Stored data entries:
******************************

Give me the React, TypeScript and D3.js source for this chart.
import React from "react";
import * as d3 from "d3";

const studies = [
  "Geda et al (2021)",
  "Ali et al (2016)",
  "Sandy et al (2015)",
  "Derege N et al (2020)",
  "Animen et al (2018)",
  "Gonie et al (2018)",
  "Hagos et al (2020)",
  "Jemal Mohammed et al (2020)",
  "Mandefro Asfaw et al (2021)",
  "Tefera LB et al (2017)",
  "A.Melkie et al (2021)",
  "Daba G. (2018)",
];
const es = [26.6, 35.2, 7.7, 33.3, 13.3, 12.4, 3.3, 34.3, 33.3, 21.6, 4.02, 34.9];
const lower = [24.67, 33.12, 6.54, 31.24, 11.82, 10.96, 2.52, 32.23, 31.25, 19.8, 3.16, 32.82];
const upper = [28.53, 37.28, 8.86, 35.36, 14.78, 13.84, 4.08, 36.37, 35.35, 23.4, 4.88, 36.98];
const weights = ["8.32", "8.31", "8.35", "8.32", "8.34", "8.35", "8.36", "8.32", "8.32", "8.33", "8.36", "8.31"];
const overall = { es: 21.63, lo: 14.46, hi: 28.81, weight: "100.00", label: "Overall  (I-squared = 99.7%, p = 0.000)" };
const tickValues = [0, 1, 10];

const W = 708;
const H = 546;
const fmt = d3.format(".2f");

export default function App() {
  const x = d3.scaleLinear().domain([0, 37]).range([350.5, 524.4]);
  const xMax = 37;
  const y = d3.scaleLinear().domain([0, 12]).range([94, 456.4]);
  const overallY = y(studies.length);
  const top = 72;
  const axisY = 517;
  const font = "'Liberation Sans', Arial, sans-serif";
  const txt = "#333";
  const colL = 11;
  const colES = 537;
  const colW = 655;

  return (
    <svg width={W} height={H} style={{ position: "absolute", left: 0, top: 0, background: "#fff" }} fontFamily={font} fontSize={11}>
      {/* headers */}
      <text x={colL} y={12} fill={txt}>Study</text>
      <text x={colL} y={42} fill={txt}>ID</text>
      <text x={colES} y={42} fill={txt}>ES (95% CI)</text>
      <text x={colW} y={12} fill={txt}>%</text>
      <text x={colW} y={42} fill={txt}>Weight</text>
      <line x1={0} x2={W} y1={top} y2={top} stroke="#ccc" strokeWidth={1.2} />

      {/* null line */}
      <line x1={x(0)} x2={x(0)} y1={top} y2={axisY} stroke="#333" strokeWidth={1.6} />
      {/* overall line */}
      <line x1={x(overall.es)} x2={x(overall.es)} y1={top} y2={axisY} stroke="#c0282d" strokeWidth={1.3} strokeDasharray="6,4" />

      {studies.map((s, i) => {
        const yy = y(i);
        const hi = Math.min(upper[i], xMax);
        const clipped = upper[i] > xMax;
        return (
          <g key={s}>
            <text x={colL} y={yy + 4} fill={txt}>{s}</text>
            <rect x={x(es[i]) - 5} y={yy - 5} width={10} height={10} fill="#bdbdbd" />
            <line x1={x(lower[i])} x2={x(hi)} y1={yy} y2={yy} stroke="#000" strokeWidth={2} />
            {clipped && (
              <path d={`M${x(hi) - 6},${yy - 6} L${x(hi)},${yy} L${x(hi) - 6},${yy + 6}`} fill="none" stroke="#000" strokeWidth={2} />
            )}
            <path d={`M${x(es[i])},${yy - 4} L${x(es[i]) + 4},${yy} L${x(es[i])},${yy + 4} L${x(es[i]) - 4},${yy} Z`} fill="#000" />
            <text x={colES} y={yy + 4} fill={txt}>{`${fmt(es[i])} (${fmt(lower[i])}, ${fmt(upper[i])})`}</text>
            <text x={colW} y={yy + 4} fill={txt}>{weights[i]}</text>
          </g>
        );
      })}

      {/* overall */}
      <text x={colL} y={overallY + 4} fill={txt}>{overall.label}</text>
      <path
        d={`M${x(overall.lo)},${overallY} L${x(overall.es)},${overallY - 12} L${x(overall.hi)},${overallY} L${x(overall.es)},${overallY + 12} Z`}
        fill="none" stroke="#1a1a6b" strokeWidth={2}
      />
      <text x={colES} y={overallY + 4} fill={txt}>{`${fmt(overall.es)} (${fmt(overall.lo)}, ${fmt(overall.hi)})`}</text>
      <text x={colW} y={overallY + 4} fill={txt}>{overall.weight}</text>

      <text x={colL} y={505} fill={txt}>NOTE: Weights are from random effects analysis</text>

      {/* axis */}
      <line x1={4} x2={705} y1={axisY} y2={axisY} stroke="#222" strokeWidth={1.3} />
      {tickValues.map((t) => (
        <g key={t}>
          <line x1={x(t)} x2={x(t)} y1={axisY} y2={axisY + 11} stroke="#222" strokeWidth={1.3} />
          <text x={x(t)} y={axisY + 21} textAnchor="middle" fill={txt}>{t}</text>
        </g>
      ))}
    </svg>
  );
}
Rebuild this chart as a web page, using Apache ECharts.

******************************

**WRITTEN PROBLEM**
For each line of the listing that holds the word "this", show that line.

**THE COMPLETED TASK**
Give me the React, TypeScript and D3.js source for this chart.
Rebuild this chart as a web page, using Apache ECharts.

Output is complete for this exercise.